Pictures stay out of the copy; set down each line of the listing below exactly.

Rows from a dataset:
◇ ◇ ◇ ◇

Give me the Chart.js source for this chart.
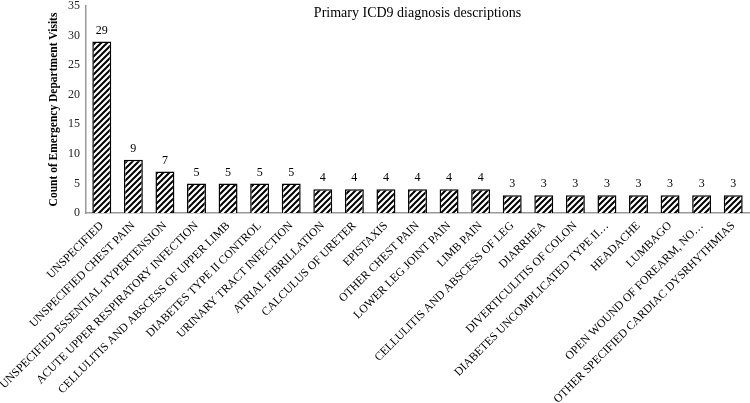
<!DOCTYPE html>
<html>
<head>
<meta charset="utf-8">
<script src="https://cdn.jsdelivr.net/npm/chart.js@4"></script>
<style>
  html, body { margin: 0; padding: 0; background: #fff; }
  #wrap { width: 750px; height: 403px; }
</style>
</head>
<body>
<div id="wrap"><canvas id="icdChart" width="750" height="403"></canvas></div>
<script>
var chartTitle = 'Primary ICD9 diagnosis descriptions';
var yTitle = 'Count of Emergency Department Visits';
var diagnoses = [
  'UNSPECIFIED',
  'UNSPECIFIED CHEST PAIN',
  'UNSPECIFIED ESSENTIAL HYPERTENSION',
  'ACUTE UPPER RESPIRATORY INFECTION',
  'CELLULITIS AND ABSCESS OF UPPER LIMB',
  'DIABETES TYPE II CONTROL',
  'URINARY TRACT INFECTION',
  'ATRIAL FIBRILLATION',
  'CALCULUS OF URETER',
  'EPISTAXIS',
  'OTHER CHEST PAIN',
  'LOWER LEG JOINT PAIN',
  'LIMB PAIN',
  'CELLULITIS AND ABSCESS OF LEG',
  'DIARRHEA',
  'DIVERTICULITIS OF COLON',
  'DIABETES UNCOMPLICATED TYPE II…',
  'HEADACHE',
  'LUMBAGO',
  'OPEN WOUND OF FOREARM, NO…',
  'OTHER SPECIFIED CARDIAC DYSRHYTHMIAS'
];
var visits = [29, 9, 7, 5, 5, 5, 5, 4, 4, 4, 4, 4, 4, 3, 3, 3, 3, 3, 3, 3, 3];
var yTicks = [0, 5, 10, 15, 20, 25, 30, 35];

var serif = 'Liberation Serif';

// diagonal hatch fill
function makeHatch() {
  var s = 6;
  var c = document.createElement('canvas');
  c.width = s; c.height = s;
  var g = c.getContext('2d');
  g.fillStyle = '#fff';
  g.fillRect(0, 0, s, s);
  g.strokeStyle = '#000';
  g.lineWidth = 2;
  g.beginPath();
  g.moveTo(0, s); g.lineTo(s, 0);
  g.moveTo(-s / 2, s / 2); g.lineTo(s / 2, -s / 2);
  g.moveTo(s / 2, s * 1.5); g.lineTo(s * 1.5, s / 2);
  g.stroke();
  return g.createPattern(c, 'repeat');
}

var topTitle = {
  id: 'topTitle',
  afterDraw: function(c) {
    var ctx = c.ctx, a = c.chartArea;
    ctx.save();
    ctx.font = '14px "' + serif + '"';
    ctx.fillStyle = '#000';
    ctx.textAlign = 'center';
    ctx.textBaseline = 'middle';
    ctx.fillText(chartTitle, (a.left + a.right) / 2, 13);
    ctx.restore();
  }
};

var valueLabels = {
  id: 'valueLabels',
  afterDatasetsDraw: function(c) {
    var ctx = c.ctx;
    var meta = c.getDatasetMeta(0);
    ctx.save();
    ctx.font = '12px "' + serif + '"';
    ctx.fillStyle = '#000';
    ctx.textAlign = 'center';
    ctx.textBaseline = 'bottom';
    meta.data.forEach(function(bar, i) {
      ctx.fillText(String(visits[i]), bar.x, bar.y - 5);
    });
    ctx.restore();
  }
};

new Chart(document.getElementById('icdChart'), {
  type: 'bar',
  data: {
    labels: diagnoses,
    datasets: [{
      data: visits,
      backgroundColor: makeHatch(),
      borderColor: '#000',
      borderWidth: 1.5,
      barPercentage: 0.6,
      categoryPercentage: 1
    }]
  },
  plugins: [topTitle, valueLabels],
  options: {
    responsive: false,
    animation: false,
    layout: { padding: { top: 0, right: 1, left: 0, bottom: 0 } },
    plugins: {
      legend: { display: false },
      tooltip: { enabled: false },
      title: { display: false }
    },
    scales: {
      x: {
        grid: { display: false, drawTicks: false },
        border: { color: '#999', width: 1.5 },
        ticks: {
          autoSkip: false, minRotation: 45, maxRotation: 45, padding: 6,
          color: '#000', font: { family: serif, size: 11.7 }
        },
        afterFit: function(s) { s.height = 190; }
      },
      y: {
        min: 0, max: 35,
        grid: { display: false, drawTicks: false },
        border: { color: '#999', width: 1.5 },
        afterBuildTicks: function(s) { s.ticks = yTicks.map(function(v) { return { value: v }; }); },
        ticks: { padding: 6, color: '#222', font: { family: serif, size: 12 } },
        title: {
          display: true, text: yTitle, color: '#000', padding: { top: 47, bottom: 0 },
          font: { family: serif, size: 11.5, weight: 'bold' }
        },
        afterFit: function(s) { s.width = 86; s.paddingTop = 6; }
      }
    }
  }
});
</script>
</body>
</html>
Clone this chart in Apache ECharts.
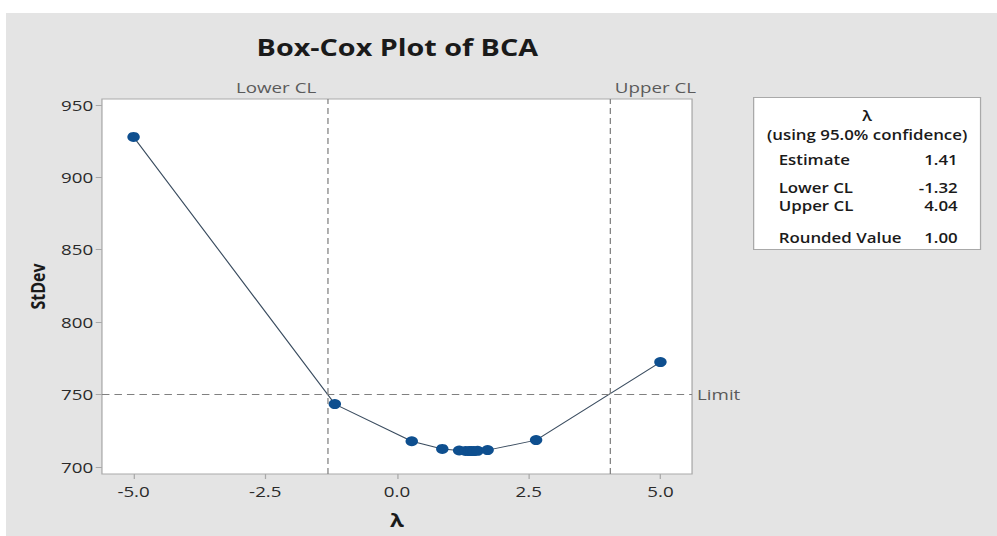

◇ ◇ ◇ ◇

# [CORRECT ANSWER]
Give me the Chart.js source for this chart.
<!DOCTYPE html>
<html>
<head>
<meta charset="utf-8">
<script src="https://cdn.jsdelivr.net/npm/chart.js@4"></script>
<style>
  html, body { margin: 0; padding: 0; background: #fff; }
  #wrap { width: 750px; height: 403px; }
</style>
</head>
<body>
<div id="wrap"><canvas id="icdChart" width="750" height="403"></canvas></div>
<script>
var chartTitle = 'Primary ICD9 diagnosis descriptions';
var yTitle = 'Count of Emergency Department Visits';
var diagnoses = [
  'UNSPECIFIED',
  'UNSPECIFIED CHEST PAIN',
  'UNSPECIFIED ESSENTIAL HYPERTENSION',
  'ACUTE UPPER RESPIRATORY INFECTION',
  'CELLULITIS AND ABSCESS OF UPPER LIMB',
  'DIABETES TYPE II CONTROL',
  'URINARY TRACT INFECTION',
  'ATRIAL FIBRILLATION',
  'CALCULUS OF URETER',
  'EPISTAXIS',
  'OTHER CHEST PAIN',
  'LOWER LEG JOINT PAIN',
  'LIMB PAIN',
  'CELLULITIS AND ABSCESS OF LEG',
  'DIARRHEA',
  'DIVERTICULITIS OF COLON',
  'DIABETES UNCOMPLICATED TYPE II…',
  'HEADACHE',
  'LUMBAGO',
  'OPEN WOUND OF FOREARM, NO…',
  'OTHER SPECIFIED CARDIAC DYSRHYTHMIAS'
];
var visits = [29, 9, 7, 5, 5, 5, 5, 4, 4, 4, 4, 4, 4, 3, 3, 3, 3, 3, 3, 3, 3];
var yTicks = [0, 5, 10, 15, 20, 25, 30, 35];

var serif = 'Liberation Serif';

// diagonal hatch fill
function makeHatch() {
  var s = 6;
  var c = document.createElement('canvas');
  c.width = s; c.height = s;
  var g = c.getContext('2d');
  g.fillStyle = '#fff';
  g.fillRect(0, 0, s, s);
  g.strokeStyle = '#000';
  g.lineWidth = 2;
  g.beginPath();
  g.moveTo(0, s); g.lineTo(s, 0);
  g.moveTo(-s / 2, s / 2); g.lineTo(s / 2, -s / 2);
  g.moveTo(s / 2, s * 1.5); g.lineTo(s * 1.5, s / 2);
  g.stroke();
  return g.createPattern(c, 'repeat');
}

var topTitle = {
  id: 'topTitle',
  afterDraw: function(c) {
    var ctx = c.ctx, a = c.chartArea;
    ctx.save();
    ctx.font = '14px "' + serif + '"';
    ctx.fillStyle = '#000';
    ctx.textAlign = 'center';
    ctx.textBaseline = 'middle';
    ctx.fillText(chartTitle, (a.left + a.right) / 2, 13);
    ctx.restore();
  }
};

var valueLabels = {
  id: 'valueLabels',
  afterDatasetsDraw: function(c) {
    var ctx = c.ctx;
    var meta = c.getDatasetMeta(0);
    ctx.save();
    ctx.font = '12px "' + serif + '"';
    ctx.fillStyle = '#000';
    ctx.textAlign = 'center';
    ctx.textBaseline = 'bottom';
    meta.data.forEach(function(bar, i) {
      ctx.fillText(String(visits[i]), bar.x, bar.y - 5);
    });
    ctx.restore();
  }
};

new Chart(document.getElementById('icdChart'), {
  type: 'bar',
  data: {
    labels: diagnoses,
    datasets: [{
      data: visits,
      backgroundColor: makeHatch(),
      borderColor: '#000',
      borderWidth: 1.5,
      barPercentage: 0.6,
      categoryPercentage: 1
    }]
  },
  plugins: [topTitle, valueLabels],
  options: {
    responsive: false,
    animation: false,
    layout: { padding: { top: 0, right: 1, left: 0, bottom: 0 } },
    plugins: {
      legend: { display: false },
      tooltip: { enabled: false },
      title: { display: false }
    },
    scales: {
      x: {
        grid: { display: false, drawTicks: false },
        border: { color: '#999', width: 1.5 },
        ticks: {
          autoSkip: false, minRotation: 45, maxRotation: 45, padding: 6,
          color: '#000', font: { family: serif, size: 11.7 }
        },
        afterFit: function(s) { s.height = 190; }
      },
      y: {
        min: 0, max: 35,
        grid: { display: false, drawTicks: false },
        border: { color: '#999', width: 1.5 },
        afterBuildTicks: function(s) { s.ticks = yTicks.map(function(v) { return { value: v }; }); },
        ticks: { padding: 6, color: '#222', font: { family: serif, size: 12 } },
        title: {
          display: true, text: yTitle, color: '#000', padding: { top: 47, bottom: 0 },
          font: { family: serif, size: 11.5, weight: 'bold' }
        },
        afterFit: function(s) { s.width = 86; s.paddingTop = 6; }
      }
    }
  }
});
</script>
</body>
</html>
Clone this chart in Apache ECharts.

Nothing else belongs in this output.